# Exercise instructions
Skip every picture, and extract verbatim the lines from the line containing "Emit a web page" to the line containing "24.96, 25.17, 25.31];", both lines included.

# Data rows
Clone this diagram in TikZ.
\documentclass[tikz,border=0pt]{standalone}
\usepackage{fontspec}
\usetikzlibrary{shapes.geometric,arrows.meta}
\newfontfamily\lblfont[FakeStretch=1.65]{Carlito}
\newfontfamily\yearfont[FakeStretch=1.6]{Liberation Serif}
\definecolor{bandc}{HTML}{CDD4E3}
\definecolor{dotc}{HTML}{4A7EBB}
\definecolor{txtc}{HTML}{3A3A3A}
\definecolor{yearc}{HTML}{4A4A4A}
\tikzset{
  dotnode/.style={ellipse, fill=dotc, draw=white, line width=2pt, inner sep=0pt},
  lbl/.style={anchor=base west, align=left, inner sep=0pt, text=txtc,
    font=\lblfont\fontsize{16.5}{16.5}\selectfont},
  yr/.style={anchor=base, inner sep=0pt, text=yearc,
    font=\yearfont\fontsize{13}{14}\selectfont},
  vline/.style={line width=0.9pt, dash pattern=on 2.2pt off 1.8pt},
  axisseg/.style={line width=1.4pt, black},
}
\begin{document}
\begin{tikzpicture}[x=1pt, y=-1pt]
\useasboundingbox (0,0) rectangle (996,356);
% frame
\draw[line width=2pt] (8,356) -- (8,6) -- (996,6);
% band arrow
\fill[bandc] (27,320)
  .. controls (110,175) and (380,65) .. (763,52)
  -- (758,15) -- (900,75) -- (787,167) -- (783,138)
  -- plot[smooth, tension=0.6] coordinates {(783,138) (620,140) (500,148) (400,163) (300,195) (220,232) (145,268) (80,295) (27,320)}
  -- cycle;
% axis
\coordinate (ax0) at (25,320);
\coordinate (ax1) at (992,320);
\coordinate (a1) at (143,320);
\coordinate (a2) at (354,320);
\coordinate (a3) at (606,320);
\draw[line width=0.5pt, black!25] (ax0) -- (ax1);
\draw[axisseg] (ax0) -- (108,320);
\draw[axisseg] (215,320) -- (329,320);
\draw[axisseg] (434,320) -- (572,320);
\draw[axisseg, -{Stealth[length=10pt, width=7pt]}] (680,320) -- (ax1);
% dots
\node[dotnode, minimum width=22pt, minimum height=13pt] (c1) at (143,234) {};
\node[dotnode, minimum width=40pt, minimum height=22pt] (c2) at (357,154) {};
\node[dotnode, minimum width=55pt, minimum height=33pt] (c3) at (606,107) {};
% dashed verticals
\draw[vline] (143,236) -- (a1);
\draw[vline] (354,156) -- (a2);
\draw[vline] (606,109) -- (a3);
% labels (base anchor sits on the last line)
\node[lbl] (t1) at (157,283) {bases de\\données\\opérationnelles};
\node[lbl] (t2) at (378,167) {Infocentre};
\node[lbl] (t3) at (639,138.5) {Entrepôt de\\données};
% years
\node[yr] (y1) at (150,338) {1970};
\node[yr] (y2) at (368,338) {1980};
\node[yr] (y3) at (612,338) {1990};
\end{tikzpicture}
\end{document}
* * *
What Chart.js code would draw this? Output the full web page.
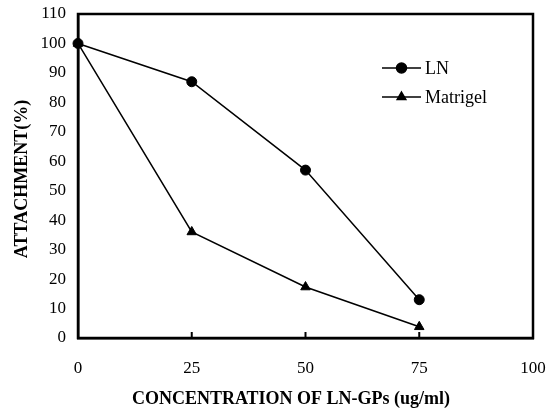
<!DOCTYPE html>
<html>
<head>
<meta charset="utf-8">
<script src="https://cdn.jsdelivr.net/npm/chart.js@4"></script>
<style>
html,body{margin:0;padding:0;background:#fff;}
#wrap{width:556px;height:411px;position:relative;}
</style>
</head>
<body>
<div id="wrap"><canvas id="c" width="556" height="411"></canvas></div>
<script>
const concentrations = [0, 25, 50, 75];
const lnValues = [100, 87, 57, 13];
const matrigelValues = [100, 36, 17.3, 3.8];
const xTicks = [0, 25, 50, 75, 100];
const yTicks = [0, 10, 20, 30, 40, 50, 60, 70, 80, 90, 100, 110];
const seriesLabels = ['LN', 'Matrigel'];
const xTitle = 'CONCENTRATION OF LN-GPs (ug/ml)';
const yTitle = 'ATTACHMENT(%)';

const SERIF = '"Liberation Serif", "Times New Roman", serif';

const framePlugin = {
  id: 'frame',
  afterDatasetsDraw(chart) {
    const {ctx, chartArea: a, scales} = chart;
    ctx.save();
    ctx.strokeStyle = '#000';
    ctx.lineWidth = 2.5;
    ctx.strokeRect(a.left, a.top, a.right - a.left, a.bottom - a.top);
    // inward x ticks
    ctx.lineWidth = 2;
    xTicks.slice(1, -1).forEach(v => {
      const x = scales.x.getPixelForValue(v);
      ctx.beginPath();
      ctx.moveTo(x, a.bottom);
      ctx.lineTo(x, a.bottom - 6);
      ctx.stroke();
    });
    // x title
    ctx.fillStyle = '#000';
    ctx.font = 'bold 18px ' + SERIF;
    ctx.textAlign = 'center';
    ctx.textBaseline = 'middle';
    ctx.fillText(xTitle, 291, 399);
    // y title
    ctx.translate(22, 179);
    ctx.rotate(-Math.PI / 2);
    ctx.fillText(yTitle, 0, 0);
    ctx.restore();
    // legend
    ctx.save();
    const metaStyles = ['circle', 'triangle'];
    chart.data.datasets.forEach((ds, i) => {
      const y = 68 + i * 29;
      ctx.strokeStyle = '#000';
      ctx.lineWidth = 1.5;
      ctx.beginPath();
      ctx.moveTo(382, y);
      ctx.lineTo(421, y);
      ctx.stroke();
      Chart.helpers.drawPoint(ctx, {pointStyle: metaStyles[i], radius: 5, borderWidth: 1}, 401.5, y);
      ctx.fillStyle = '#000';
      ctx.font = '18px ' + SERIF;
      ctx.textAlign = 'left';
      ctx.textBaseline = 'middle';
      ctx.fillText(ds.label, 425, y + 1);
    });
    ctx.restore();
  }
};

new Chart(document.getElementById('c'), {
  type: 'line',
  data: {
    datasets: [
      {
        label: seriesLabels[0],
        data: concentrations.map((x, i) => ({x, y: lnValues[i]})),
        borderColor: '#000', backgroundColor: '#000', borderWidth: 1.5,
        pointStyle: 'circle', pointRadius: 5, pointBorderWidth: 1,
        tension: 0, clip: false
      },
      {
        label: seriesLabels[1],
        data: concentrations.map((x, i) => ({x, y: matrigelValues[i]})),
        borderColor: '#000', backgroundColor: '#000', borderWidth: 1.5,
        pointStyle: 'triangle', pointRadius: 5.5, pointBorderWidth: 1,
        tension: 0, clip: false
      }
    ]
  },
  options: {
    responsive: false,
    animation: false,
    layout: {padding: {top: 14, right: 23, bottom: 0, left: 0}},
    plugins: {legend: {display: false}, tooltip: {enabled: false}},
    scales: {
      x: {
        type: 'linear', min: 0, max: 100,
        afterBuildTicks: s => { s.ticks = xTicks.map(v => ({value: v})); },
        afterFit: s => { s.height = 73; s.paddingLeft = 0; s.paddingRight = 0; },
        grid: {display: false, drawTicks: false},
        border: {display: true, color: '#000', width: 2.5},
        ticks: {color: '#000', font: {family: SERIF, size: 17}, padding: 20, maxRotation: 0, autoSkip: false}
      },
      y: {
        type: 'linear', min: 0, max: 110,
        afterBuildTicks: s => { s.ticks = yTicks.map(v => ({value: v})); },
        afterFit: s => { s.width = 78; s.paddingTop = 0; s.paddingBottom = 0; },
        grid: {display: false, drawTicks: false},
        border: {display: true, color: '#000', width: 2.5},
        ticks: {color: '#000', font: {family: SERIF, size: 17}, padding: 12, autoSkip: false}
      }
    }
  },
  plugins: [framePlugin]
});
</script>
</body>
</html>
---
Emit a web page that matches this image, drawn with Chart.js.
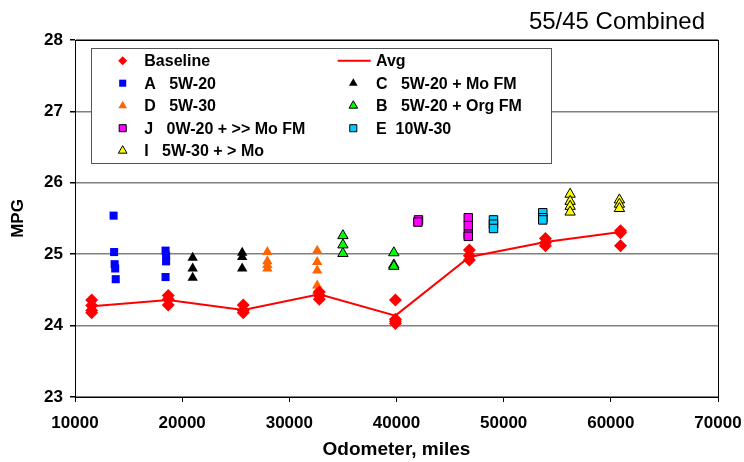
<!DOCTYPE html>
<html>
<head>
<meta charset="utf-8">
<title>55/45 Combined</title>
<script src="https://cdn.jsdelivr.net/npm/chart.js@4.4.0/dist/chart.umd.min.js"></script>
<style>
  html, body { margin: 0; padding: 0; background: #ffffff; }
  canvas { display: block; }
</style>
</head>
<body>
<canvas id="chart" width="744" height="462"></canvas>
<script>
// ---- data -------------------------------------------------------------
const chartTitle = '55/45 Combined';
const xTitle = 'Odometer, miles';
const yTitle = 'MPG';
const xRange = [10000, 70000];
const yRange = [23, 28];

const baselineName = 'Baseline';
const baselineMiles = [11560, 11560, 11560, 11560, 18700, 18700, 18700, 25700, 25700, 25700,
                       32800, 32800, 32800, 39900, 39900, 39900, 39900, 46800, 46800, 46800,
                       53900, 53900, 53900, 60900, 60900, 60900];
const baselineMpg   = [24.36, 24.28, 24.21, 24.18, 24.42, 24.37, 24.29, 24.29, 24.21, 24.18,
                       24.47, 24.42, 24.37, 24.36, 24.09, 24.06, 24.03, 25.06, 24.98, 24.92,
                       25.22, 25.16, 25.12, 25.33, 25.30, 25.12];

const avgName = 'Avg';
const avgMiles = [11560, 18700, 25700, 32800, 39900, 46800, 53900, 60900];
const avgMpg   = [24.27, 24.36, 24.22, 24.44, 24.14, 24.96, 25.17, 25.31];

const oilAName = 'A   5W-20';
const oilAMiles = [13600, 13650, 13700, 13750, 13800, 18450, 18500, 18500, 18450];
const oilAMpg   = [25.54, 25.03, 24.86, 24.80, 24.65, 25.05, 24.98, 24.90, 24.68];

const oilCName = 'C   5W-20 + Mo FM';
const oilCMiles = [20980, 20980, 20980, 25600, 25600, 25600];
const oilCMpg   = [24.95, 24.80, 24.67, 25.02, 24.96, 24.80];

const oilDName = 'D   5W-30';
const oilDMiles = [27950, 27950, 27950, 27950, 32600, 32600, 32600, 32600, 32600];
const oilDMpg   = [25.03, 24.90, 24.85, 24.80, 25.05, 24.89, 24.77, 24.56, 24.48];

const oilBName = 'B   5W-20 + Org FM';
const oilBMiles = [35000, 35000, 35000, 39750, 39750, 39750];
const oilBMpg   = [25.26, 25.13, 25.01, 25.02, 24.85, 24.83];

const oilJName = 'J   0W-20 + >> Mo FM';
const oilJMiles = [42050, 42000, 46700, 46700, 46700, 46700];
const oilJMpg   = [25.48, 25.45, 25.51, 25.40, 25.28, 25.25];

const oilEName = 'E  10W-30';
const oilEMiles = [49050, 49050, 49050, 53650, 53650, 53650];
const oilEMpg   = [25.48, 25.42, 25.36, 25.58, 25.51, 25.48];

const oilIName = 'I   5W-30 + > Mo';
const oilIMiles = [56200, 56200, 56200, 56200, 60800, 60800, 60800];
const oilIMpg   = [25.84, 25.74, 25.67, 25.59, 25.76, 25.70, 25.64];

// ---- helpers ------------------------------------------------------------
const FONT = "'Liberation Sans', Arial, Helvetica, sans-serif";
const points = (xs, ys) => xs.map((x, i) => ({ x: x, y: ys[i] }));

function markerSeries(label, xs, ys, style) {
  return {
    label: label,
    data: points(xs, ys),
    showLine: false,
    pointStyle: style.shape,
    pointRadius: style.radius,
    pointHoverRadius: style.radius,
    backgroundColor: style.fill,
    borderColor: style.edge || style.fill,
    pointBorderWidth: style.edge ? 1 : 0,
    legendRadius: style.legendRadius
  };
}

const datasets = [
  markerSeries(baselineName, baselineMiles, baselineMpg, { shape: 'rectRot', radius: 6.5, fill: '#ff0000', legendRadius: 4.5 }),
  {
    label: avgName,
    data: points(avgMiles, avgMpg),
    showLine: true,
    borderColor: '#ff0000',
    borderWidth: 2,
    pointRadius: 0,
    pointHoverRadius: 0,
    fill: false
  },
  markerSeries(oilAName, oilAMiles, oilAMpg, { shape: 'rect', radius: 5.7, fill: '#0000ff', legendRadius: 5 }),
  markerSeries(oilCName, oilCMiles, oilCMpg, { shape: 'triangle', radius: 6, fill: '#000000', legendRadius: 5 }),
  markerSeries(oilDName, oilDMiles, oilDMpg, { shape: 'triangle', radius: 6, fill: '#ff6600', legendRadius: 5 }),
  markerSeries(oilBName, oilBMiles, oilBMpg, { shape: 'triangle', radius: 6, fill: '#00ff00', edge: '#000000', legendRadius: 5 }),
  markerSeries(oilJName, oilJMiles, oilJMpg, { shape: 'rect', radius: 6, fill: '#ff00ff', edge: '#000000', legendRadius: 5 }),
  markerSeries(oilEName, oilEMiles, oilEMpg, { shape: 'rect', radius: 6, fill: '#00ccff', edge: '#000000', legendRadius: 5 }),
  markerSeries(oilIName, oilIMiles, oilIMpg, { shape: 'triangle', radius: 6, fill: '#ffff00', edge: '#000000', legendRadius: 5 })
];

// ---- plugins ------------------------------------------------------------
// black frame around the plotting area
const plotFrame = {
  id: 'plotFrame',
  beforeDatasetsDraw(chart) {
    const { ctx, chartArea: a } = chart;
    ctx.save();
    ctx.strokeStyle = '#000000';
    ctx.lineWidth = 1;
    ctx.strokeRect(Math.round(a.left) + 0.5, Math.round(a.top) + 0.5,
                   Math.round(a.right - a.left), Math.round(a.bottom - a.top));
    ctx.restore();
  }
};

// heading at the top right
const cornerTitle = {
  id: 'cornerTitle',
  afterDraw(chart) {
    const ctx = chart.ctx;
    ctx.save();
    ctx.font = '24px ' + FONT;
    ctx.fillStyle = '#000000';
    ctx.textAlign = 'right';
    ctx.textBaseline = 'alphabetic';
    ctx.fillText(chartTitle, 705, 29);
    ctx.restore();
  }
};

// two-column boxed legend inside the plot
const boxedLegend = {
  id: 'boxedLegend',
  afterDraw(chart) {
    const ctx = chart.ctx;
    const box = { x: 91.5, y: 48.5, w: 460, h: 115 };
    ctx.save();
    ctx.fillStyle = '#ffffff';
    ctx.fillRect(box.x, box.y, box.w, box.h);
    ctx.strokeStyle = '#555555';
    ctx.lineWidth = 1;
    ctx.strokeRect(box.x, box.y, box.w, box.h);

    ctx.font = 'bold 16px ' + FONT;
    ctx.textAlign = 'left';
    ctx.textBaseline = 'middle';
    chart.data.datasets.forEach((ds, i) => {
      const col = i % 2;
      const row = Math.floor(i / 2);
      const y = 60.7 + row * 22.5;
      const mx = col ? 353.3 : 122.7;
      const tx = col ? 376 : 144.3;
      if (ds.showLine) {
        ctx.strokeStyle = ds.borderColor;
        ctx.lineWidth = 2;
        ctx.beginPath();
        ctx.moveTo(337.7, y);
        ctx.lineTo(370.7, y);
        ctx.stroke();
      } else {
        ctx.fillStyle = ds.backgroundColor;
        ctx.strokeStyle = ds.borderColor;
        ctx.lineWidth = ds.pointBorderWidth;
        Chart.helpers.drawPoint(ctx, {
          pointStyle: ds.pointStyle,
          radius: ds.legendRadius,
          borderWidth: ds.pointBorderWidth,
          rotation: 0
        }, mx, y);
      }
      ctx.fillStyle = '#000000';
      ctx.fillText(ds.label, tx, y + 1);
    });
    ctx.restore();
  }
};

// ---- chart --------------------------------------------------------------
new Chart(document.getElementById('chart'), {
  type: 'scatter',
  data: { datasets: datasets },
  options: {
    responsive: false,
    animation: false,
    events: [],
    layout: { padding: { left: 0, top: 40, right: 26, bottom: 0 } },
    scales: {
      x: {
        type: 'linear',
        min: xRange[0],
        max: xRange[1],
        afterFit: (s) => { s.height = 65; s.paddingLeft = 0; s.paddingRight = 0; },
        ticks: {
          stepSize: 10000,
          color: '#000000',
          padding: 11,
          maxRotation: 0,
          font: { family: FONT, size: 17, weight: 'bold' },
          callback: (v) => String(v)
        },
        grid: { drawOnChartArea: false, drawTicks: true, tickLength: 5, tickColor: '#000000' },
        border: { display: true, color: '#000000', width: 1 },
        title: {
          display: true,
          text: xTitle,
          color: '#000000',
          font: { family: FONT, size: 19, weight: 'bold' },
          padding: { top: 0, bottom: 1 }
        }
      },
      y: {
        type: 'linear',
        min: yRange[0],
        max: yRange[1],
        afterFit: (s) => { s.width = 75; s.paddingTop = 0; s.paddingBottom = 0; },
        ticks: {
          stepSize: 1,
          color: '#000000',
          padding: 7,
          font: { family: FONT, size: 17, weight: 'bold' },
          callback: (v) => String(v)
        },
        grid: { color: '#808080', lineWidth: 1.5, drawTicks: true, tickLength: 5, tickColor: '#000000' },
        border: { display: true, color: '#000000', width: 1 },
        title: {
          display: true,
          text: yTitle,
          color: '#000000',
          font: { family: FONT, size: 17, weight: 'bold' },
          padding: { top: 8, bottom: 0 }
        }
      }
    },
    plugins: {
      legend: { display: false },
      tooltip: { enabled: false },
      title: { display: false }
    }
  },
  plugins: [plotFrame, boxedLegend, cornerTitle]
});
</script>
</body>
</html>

# Output of the exercise
Emit a web page that matches this image, drawn with Chart.js.
<!DOCTYPE html>
<html>
<head>
<meta charset="utf-8">
<title>55/45 Combined</title>
<script src="https://cdn.jsdelivr.net/npm/chart.js@4.4.0/dist/chart.umd.min.js"></script>
<style>
  html, body { margin: 0; padding: 0; background: #ffffff; }
  canvas { display: block; }
</style>
</head>
<body>
<canvas id="chart" width="744" height="462"></canvas>
<script>
// ---- data -------------------------------------------------------------
const chartTitle = '55/45 Combined';
const xTitle = 'Odometer, miles';
const yTitle = 'MPG';
const xRange = [10000, 70000];
const yRange = [23, 28];

const baselineName = 'Baseline';
const baselineMiles = [11560, 11560, 11560, 11560, 18700, 18700, 18700, 25700, 25700, 25700,
                       32800, 32800, 32800, 39900, 39900, 39900, 39900, 46800, 46800, 46800,
                       53900, 53900, 53900, 60900, 60900, 60900];
const baselineMpg   = [24.36, 24.28, 24.21, 24.18, 24.42, 24.37, 24.29, 24.29, 24.21, 24.18,
                       24.47, 24.42, 24.37, 24.36, 24.09, 24.06, 24.03, 25.06, 24.98, 24.92,
                       25.22, 25.16, 25.12, 25.33, 25.30, 25.12];

const avgName = 'Avg';
const avgMiles = [11560, 18700, 25700, 32800, 39900, 46800, 53900, 60900];
const avgMpg   = [24.27, 24.36, 24.22, 24.44, 24.14, 24.96, 25.17, 25.31];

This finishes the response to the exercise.